= 1918 in chess =

Events in chess in 1918:

==Chess events in brief==

- Ossip Bernstein was arrested and imprisoned by the Cheka (Bolshevik secret police) in Odessa, during the Russian Civil War in 1918. Bernstein's crime was his role as a legal advisor to bankers. There was no court trial. A minor official had a firing squad line up Bernstein and a number of other prisoners against a wall to be shot. A superior official appeared and asked to see the list of prisoners’ names. Discovering Ossip Bernstein on the list, he asked Bernstein if he was the famous chess master. Not satisfied with Bernstein's affirmative reply, he made him play a game with him. If Bernstein lost or drew, he would be shot. Bernstein won in short order and was released. Soon, he escaped on a British ship and settled in France.
- The British Chess Problem Society held its inaugural meeting on 10 August.

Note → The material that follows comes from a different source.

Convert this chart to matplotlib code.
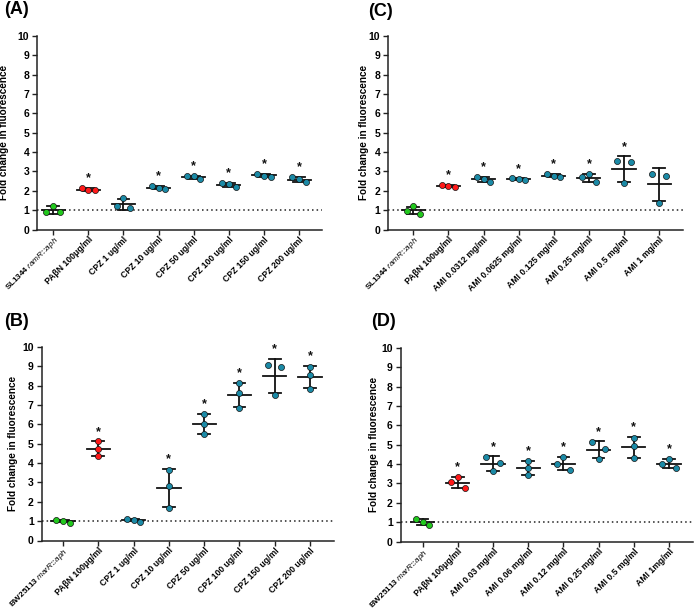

It is the world's oldest chess problem society.

==Tournaments==
- Vienna (the 9th Trebitsch Memorial) (Quadrangular), won by Milan Vidmar followed by Savielly Tartakower, Carl Schlechter, and Lajos Asztalos. November 1917 - January 1918.
- The Hague, won by George Salto Fontein. December 1917 - January 1918.
- London (the 28th London championship), won jointly by Philip Walsingham Sergeant, E. Macdonald and G.E. Wainwright, ahead of Edward Guthlac Sergeant and Theodor Germann, 1917/18.
- London (Triangular), play-off won by G.E. Wainwright ahead of P.W. Sergeant and E. Macdonald.
- Amsterdam (Quadrangular), won by Max Marchand.
- Arnhem, won by Marchand and Meijer.
- Moscow (Triangular), won by Alexander Alekhine ahead of Vladimir Nenarokov, and Abram Rabinovich.
- Copenhagen won by Johannes Giersing ahead of J. Juhl and Jørgen Møller.
- Berlin (Quadrangular), won by Vidmar, followed by Schlechter, Jacques Mieses, and Akiba Rubinstein. April 20-30.
- Nijmegen (Quadrangular), won by R.A.J. Meijer, June 1–2.
- Scheveningen, won by Rudolf Loman and P.J.H. Baudet.
- Breslau, won by Walter John followed by Otto Wegemund, Hermann von Gottschall, etc. July 1918.
- Rye Beach, N.Y., won by Abraham Kupchik ahead of Oscar Chajes, Jacob Bernstein, Roy Turnbull Black and Charles Jaffe. July 22–26.
- Kaschau won by Richard Réti followed by Vidmar, Gyula Breyer, Schlechter, Asztalos, etc. August 5–19.
- Gothenburg won by Karl Berndtsson ahead of Gustaf Nyholm. August 11–18.
- Chicago (the 19th U.S. Open), won by Boris Kostić ahead of Edward Lasker, John Stuart Morrison, Norman Tweed Whitaker and H. Hahlbohm, September 22–28.
- Berlin (Quadrangular), won by Emanuel Lasker ahead of Rubinstein, Schlechter, and Siegbert Tarrasch. September 28 - October 11.
- 's-Hertogenbosch (Quadrangular), won by Jan Willem te Kolsté and Gerard Oskam, ahead of Marchand. October 12–13.
- New York (rapid tournament), won by Jaffe and Kostić, ahead of Jacob Rosenthal. October 1918.
- New York (Manhattan CC), won by José Raúl Capablanca followed by Kostić, Frank James Marshall, Chajes, Dawid Janowski, Black, and Morrison. November 1918.
- Budapest (Pentagonal), won by Zoltán von Balla and Réti, followed by Breyer, Kornél Havasi, and Schlechter. December 1918.
- Amsterdam, won by W. Fick ahead of Henri Weenink. December 1918 - January 1919.

==Matches==
- Akiba Rubinstein won against Carl Schlechter (3.5 : 2.5) in Berlin, January 21–29.
- Adolf Albin beat Richard Réti (1.5 : 0.5) in Vienna.
- Oscar Chajes defeated Dawid Janowski (11 : 9) in New York.

==Births==
- 7 March – Miroslav Katětov, Prague City Champion, Czech IM.
- 14 December – Kaarle Ojanen in Helsinki. Finnish Champion and IM.
- 19 December – Max Blau in Munich, Germany. Swiss Champion and IM.

==Deaths==
- Artur Popławski died in Warsaw. Polish master, Swiss Champion.
- 10 April - Peter Alexandrovich Saburov, Russian master, died in Petrograd (St. Petersburg), Russia.
- 23 August – Erich Cohn, German master, died in France in the western front as a field doctor, at the end of World War I.
- 27 December - Carl Schlechter, Austrian grandmaster, died of malnutrition in Budapest, Hungary.